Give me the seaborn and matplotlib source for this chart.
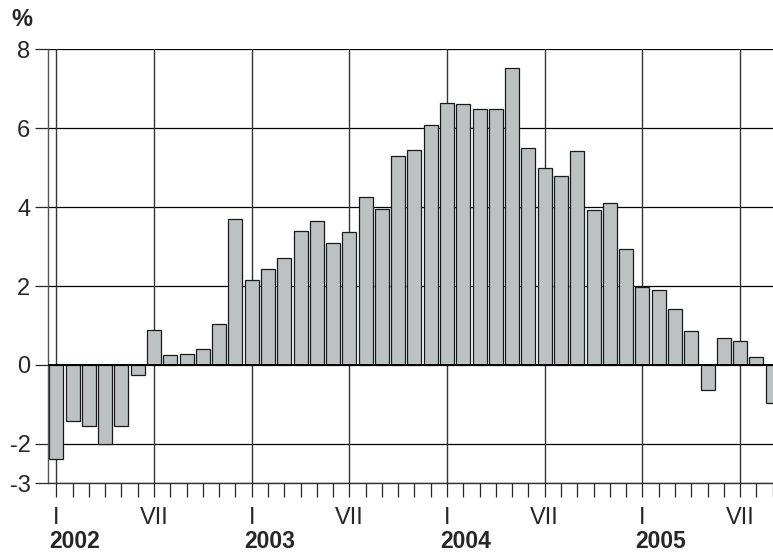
import numpy as np
import pandas as pd
import matplotlib
matplotlib.use("Agg")
import matplotlib.pyplot as plt
from matplotlib.ticker import FixedLocator
import seaborn as sns

# monthly values, Jan 2002 .. Sep 2005
values_2002 = [-2.38, -1.42, -1.54, -2.00, -1.54, -0.26, 0.89, 0.25, 0.28, 0.40, 1.05, 3.71]
values_2003 = [2.15, 2.42, 2.70, 3.40, 3.64, 3.10, 3.38, 4.25, 3.95, 5.29, 5.44, 6.08]
values_2004 = [6.63, 6.61, 6.48, 6.48, 7.52, 5.50, 4.99, 4.78, 5.42, 3.92, 4.11, 2.94]
values_2005 = [1.97, 1.90, 1.42, 0.86, -0.63, 0.69, 0.62, 0.20, -0.96]
years = ["2002", "2003", "2004", "2005"]
month_labels = {0: "I", 6: "VII"}
y_ticks = [8, 6, 4, 2, 0, -2, -3]

values = values_2002 + values_2003 + values_2004 + values_2005
months = [f"{y}-{m:02d}" for y in years for m in range(1, 13)][:len(values)]
df = pd.DataFrame({"month": months, "value": values})

sns.set_style("white")
plt.rcParams["font.family"] = ["Liberation Sans", "DejaVu Sans"]

fig = plt.figure(figsize=(7.73, 5.54), dpi=100)
ax = fig.add_axes([0.0617, 0.1275, 0.9383, 0.7835])

# gridlines first so bars sit on top
for y in y_ticks:
    if y != 0:
        ax.axhline(y, color="black", lw=0.9, zorder=0)
for i in range(len(values)):
    if i % 6 == 0:
        ax.axvline(i, color="#333333", lw=1.0, zorder=0)

sns.barplot(data=df, x="month", y="value", color="#bcc1c3", saturation=1,
            edgecolor="#1a1a1a", linewidth=0.9, width=0.86, ax=ax, zorder=2)

ax.axhline(0, color="black", lw=1.4, zorder=3)

ax.set_xlim(-0.53, 44.02)
ax.set_ylim(-3, 8)
ax.set_xlabel("")
ax.set_ylabel("")

for s in ["top", "right"]:
    ax.spines[s].set_visible(False)
ax.spines["left"].set_color("#555555")
ax.spines["left"].set_linewidth(1.0)
ax.spines["bottom"].set_color("#333333")
ax.spines["bottom"].set_linewidth(1.0)

ax.set_yticks(y_ticks)
ax.set_yticklabels([str(t) for t in y_ticks], fontsize=17)
ax.tick_params(axis="y", direction="out", length=9.4, width=0.9, pad=3, left=True)

ax.xaxis.set_major_locator(FixedLocator(list(range(len(values)))))
ax.set_xticklabels([month_labels.get(i % 12, "") for i in range(len(values))], fontsize=17)
ax.tick_params(axis="x", direction="out", length=10, width=0.9, pad=7, bottom=True)

for k, yr in enumerate(years):
    ax.text(k * 12 - 0.43, -4.47, yr, fontsize=16.5, fontweight="bold", ha="left", va="center")

fig.text(0.015, 0.965, "%", fontsize=17, fontweight="bold", ha="left", va="center")

fig.savefig("out.png", dpi=100)
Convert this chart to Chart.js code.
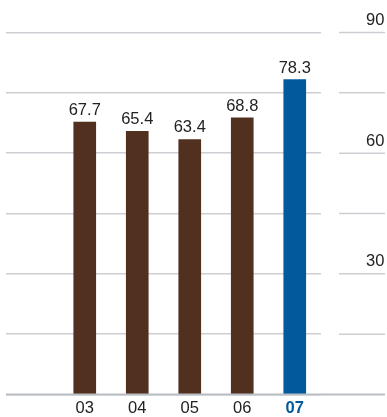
<!DOCTYPE html>
<html lang="en">
<head>
    <meta charset="UTF-8">
    <title>Index 03-07</title>
    <script src="https://cdn.jsdelivr.net/npm/chart.js"></script>
    <style>
        body { margin: 0; background: #fff; }
        #wrap { width: 387px; height: 417px; }
    </style>
</head>
<body>
    <div id="wrap">
        <canvas id="chart"></canvas>
    </div>

    <script>
        // Values per year
        const years = ['03', '04', '05', '06', '07'];
        const values = [67.7, 65.4, 63.4, 68.8, 78.3];
        const axisLabels = [30, 60, 90];

        const brown = '#52301f';
        const blue = '#005a9b';
        const gridColor = '#cbcfd3';
        const fontFamily = '"Liberation Sans", Arial, sans-serif';
        const fontSize = 16.5;
        const lastIdx = years.length; // index of '07' once the spacer slot is added

        // leading empty slot keeps the grid running out to the left edge
        const labels = [''].concat(years);
        const data = [null].concat(values);

        // value text above each bar, plus the grid stubs and baseline on the right side
        const extras = {
            id: 'extras',
            afterDatasetsDraw(chart) {
                const ctx = chart.ctx;
                const meta = chart.getDatasetMeta(0);
                ctx.save();
                ctx.font = fontSize + 'px ' + fontFamily;
                ctx.fillStyle = '#222';
                ctx.textAlign = 'center';
                ctx.textBaseline = 'alphabetic';
                meta.data.forEach((bar, i) => {
                    if (data[i] == null) return;
                    ctx.fillText(data[i].toFixed(1), bar.x, bar.y - 7);
                });
                ctx.restore();
            },
            afterDraw(chart) {
                const ctx = chart.ctx;
                const y = chart.scales.y;
                const area = chart.chartArea;
                ctx.save();
                ctx.strokeStyle = gridColor;
                ctx.lineWidth = 1.5;
                y.ticks.forEach(t => {
                    if (t.value === 0) return;
                    const py = y.getPixelForValue(t.value);
                    ctx.beginPath();
                    ctx.moveTo(area.right + 18, py);
                    ctx.lineTo(chart.width - 2, py);
                    ctx.stroke();
                });
                // baseline across the full width
                const by = y.getPixelForValue(0);
                ctx.strokeStyle = '#b9bec3';
                ctx.lineWidth = 2;
                ctx.beginPath();
                ctx.moveTo(area.left, by);
                ctx.lineTo(chart.width - 2, by);
                ctx.stroke();
                ctx.restore();
            }
        };

        new Chart(document.getElementById('chart'), {
            type: 'bar',
            data: {
                labels: labels,
                datasets: [{
                    data: data,
                    backgroundColor: data.map((v, i) => i === lastIdx ? blue : brown),
                    barThickness: 22
                }]
            },
            options: {
                responsive: true,
                maintainAspectRatio: false,
                animation: false,
                layout: { padding: { top: 32.5, left: 6, right: 2, bottom: 0 } },
                plugins: {
                    legend: { display: false },
                    tooltip: { enabled: false }
                },
                scales: {
                    x: {
                        grid: { display: false, drawTicks: false },
                        border: { display: false },
                        ticks: {
                            padding: 4,
                            autoSkip: false,
                            maxRotation: 0,
                            color: ctx => ctx.index === lastIdx ? blue : '#222',
                            font: ctx => ({
                                family: fontFamily,
                                size: fontSize,
                                weight: ctx.index === lastIdx ? 'bold' : 'normal'
                            })
                        },
                        afterFit: scale => { scale.height = 22.5; }
                    },
                    y: {
                        position: 'right',
                        min: 0,
                        max: 90,
                        grid: {
                            color: gridColor,
                            lineWidth: 1.5,
                            drawTicks: false
                        },
                        border: { display: false },
                        ticks: {
                            stepSize: 15,
                            padding: 45,
                            labelOffset: -12,
                            color: '#222',
                            font: { family: fontFamily, size: fontSize },
                            callback: v => axisLabels.includes(v) ? String(v) : ''
                        },
                        afterFit: scale => {
                            scale.width = 64;
                            scale.paddingTop = 0;
                            scale.paddingBottom = 0;
                        }
                    }
                }
            },
            plugins: [extras]
        });
    </script>
</body>
</html>
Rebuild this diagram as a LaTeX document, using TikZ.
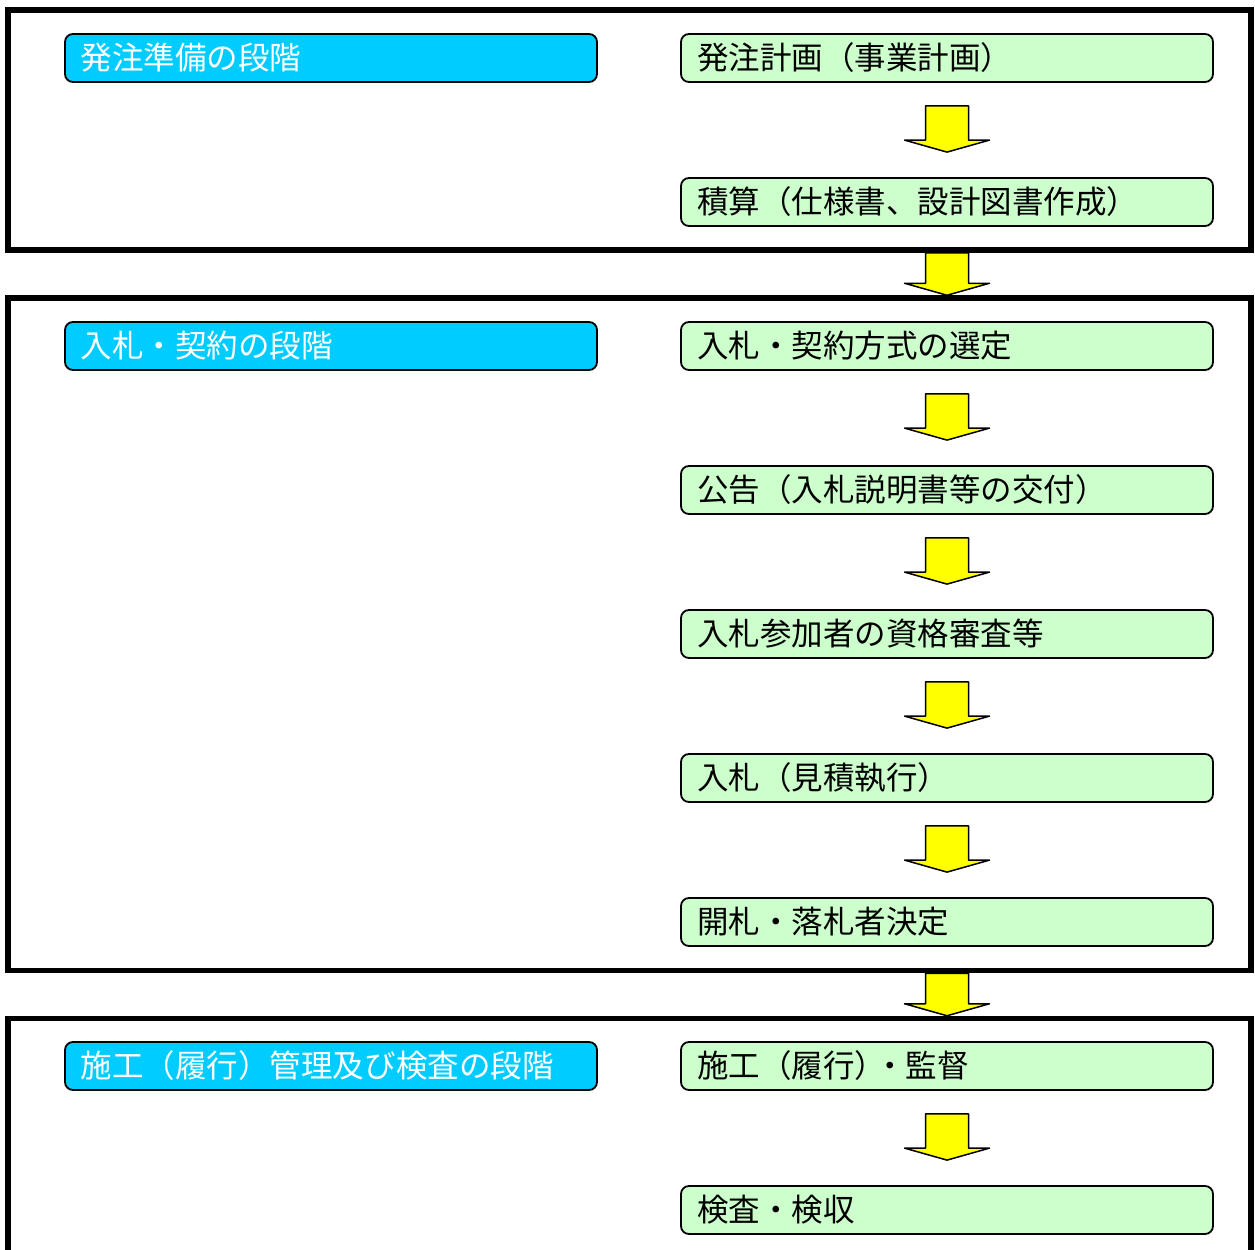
========================================
● **Written request**
Write the lines above out again exactly, without any of their pictures.

● **Exercise output**
Give me the seaborn and matplotlib source for this chart.
import numpy as np
import pandas as pd
import matplotlib
matplotlib.use("Agg")
import matplotlib.pyplot as plt
from matplotlib.ticker import FixedLocator
import seaborn as sns

# monthly values, Jan 2002 .. Sep 2005
values_2002 = [-2.38, -1.42, -1.54, -2.00, -1.54, -0.26, 0.89, 0.25, 0.28, 0.40, 1.05, 3.71]
values_2003 = [2.15, 2.42, 2.70, 3.40, 3.64, 3.10, 3.38, 4.25, 3.95, 5.29, 5.44, 6.08]
values_2004 = [6.63, 6.61, 6.48, 6.48, 7.52, 5.50, 4.99, 4.78, 5.42, 3.92, 4.11, 2.94]
values_2005 = [1.97, 1.90, 1.42, 0.86, -0.63, 0.69, 0.62, 0.20, -0.96]
years = ["2002", "2003", "2004", "2005"]
month_labels = {0: "I", 6: "VII"}
y_ticks = [8, 6, 4, 2, 0, -2, -3]

values = values_2002 + values_2003 + values_2004 + values_2005
months = [f"{y}-{m:02d}" for y in years for m in range(1, 13)][:len(values)]
df = pd.DataFrame({"month": months, "value": values})

sns.set_style("white")
plt.rcParams["font.family"] = ["Liberation Sans", "DejaVu Sans"]

fig = plt.figure(figsize=(7.73, 5.54), dpi=100)
ax = fig.add_axes([0.0617, 0.1275, 0.9383, 0.7835])

# gridlines first so bars sit on top
for y in y_ticks:
    if y != 0:
        ax.axhline(y, color="black", lw=0.9, zorder=0)
for i in range(len(values)):
    if i % 6 == 0:
        ax.axvline(i, color="#333333", lw=1.0, zorder=0)

sns.barplot(data=df, x="month", y="value", color="#bcc1c3", saturation=1,
            edgecolor="#1a1a1a", linewidth=0.9, width=0.86, ax=ax, zorder=2)

ax.axhline(0, color="black", lw=1.4, zorder=3)

ax.set_xlim(-0.53, 44.02)
ax.set_ylim(-3, 8)
ax.set_xlabel("")
ax.set_ylabel("")

for s in ["top", "right"]:
    ax.spines[s].set_visible(False)
ax.spines["left"].set_color("#555555")
ax.spines["left"].set_linewidth(1.0)
ax.spines["bottom"].set_color("#333333")
ax.spines["bottom"].set_linewidth(1.0)

ax.set_yticks(y_ticks)
ax.set_yticklabels([str(t) for t in y_ticks], fontsize=17)
ax.tick_params(axis="y", direction="out", length=9.4, width=0.9, pad=3, left=True)

ax.xaxis.set_major_locator(FixedLocator(list(range(len(values)))))
ax.set_xticklabels([month_labels.get(i % 12, "") for i in range(len(values))], fontsize=17)
ax.tick_params(axis="x", direction="out", length=10, width=0.9, pad=7, bottom=True)

for k, yr in enumerate(years):
    ax.text(k * 12 - 0.43, -4.47, yr, fontsize=16.5, fontweight="bold", ha="left", va="center")

fig.text(0.015, 0.965, "%", fontsize=17, fontweight="bold", ha="left", va="center")

fig.savefig("out.png", dpi=100)
Convert this chart to Chart.js code.
<!DOCTYPE html>
<html lang="en">
<head>
    <meta charset="UTF-8">
    <title>Index 03-07</title>
    <script src="https://cdn.jsdelivr.net/npm/chart.js"></script>
    <style>
        body { margin: 0; background: #fff; }
        #wrap { width: 387px; height: 417px; }
    </style>
</head>
<body>
    <div id="wrap">
        <canvas id="chart"></canvas>
    </div>

    <script>
        // Values per year
        const years = ['03', '04', '05', '06', '07'];
        const values = [67.7, 65.4, 63.4, 68.8, 78.3];
        const axisLabels = [30, 60, 90];

        const brown = '#52301f';
        const blue = '#005a9b';
        const gridColor = '#cbcfd3';
        const fontFamily = '"Liberation Sans", Arial, sans-serif';
        const fontSize = 16.5;
        const lastIdx = years.length; // index of '07' once the spacer slot is added

        // leading empty slot keeps the grid running out to the left edge
        const labels = [''].concat(years);
        const data = [null].concat(values);

        // value text above each bar, plus the grid stubs and baseline on the right side
        const extras = {
            id: 'extras',
            afterDatasetsDraw(chart) {
                const ctx = chart.ctx;
                const meta = chart.getDatasetMeta(0);
                ctx.save();
                ctx.font = fontSize + 'px ' + fontFamily;
                ctx.fillStyle = '#222';
                ctx.textAlign = 'center';
                ctx.textBaseline = 'alphabetic';
                meta.data.forEach((bar, i) => {
                    if (data[i] == null) return;
                    ctx.fillText(data[i].toFixed(1), bar.x, bar.y - 7);
                });
                ctx.restore();
            },
            afterDraw(chart) {
                const ctx = chart.ctx;
                const y = chart.scales.y;
                const area = chart.chartArea;
                ctx.save();
                ctx.strokeStyle = gridColor;
                ctx.lineWidth = 1.5;
                y.ticks.forEach(t => {
                    if (t.value === 0) return;
                    const py = y.getPixelForValue(t.value);
                    ctx.beginPath();
                    ctx.moveTo(area.right + 18, py);
                    ctx.lineTo(chart.width - 2, py);
                    ctx.stroke();
                });
                // baseline across the full width
                const by = y.getPixelForValue(0);
                ctx.strokeStyle = '#b9bec3';
                ctx.lineWidth = 2;
                ctx.beginPath();
                ctx.moveTo(area.left, by);
                ctx.lineTo(chart.width - 2, by);
                ctx.stroke();
                ctx.restore();
            }
        };

        new Chart(document.getElementById('chart'), {
            type: 'bar',
            data: {
                labels: labels,
                datasets: [{
                    data: data,
                    backgroundColor: data.map((v, i) => i === lastIdx ? blue : brown),
                    barThickness: 22
                }]
            },
            options: {
                responsive: true,
                maintainAspectRatio: false,
                animation: false,
                layout: { padding: { top: 32.5, left: 6, right: 2, bottom: 0 } },
                plugins: {
                    legend: { display: false },
                    tooltip: { enabled: false }
                },
                scales: {
                    x: {
                        grid: { display: false, drawTicks: false },
                        border: { display: false },
                        ticks: {
                            padding: 4,
                            autoSkip: false,
                            maxRotation: 0,
                            color: ctx => ctx.index === lastIdx ? blue : '#222',
                            font: ctx => ({
                                family: fontFamily,
                                size: fontSize,
                                weight: ctx.index === lastIdx ? 'bold' : 'normal'
                            })
                        },
                        afterFit: scale => { scale.height = 22.5; }
                    },
                    y: {
                        position: 'right',
                        min: 0,
                        max: 90,
                        grid: {
                            color: gridColor,
                            lineWidth: 1.5,
                            drawTicks: false
                        },
                        border: { display: false },
                        ticks: {
                            stepSize: 15,
                            padding: 45,
                            labelOffset: -12,
                            color: '#222',
                            font: { family: fontFamily, size: fontSize },
                            callback: v => axisLabels.includes(v) ? String(v) : ''
                        },
                        afterFit: scale => {
                            scale.width = 64;
                            scale.paddingTop = 0;
                            scale.paddingBottom = 0;
                        }
                    }
                }
            },
            plugins: [extras]
        });
    </script>
</body>
</html>
Rebuild this diagram as a LaTeX document, using TikZ.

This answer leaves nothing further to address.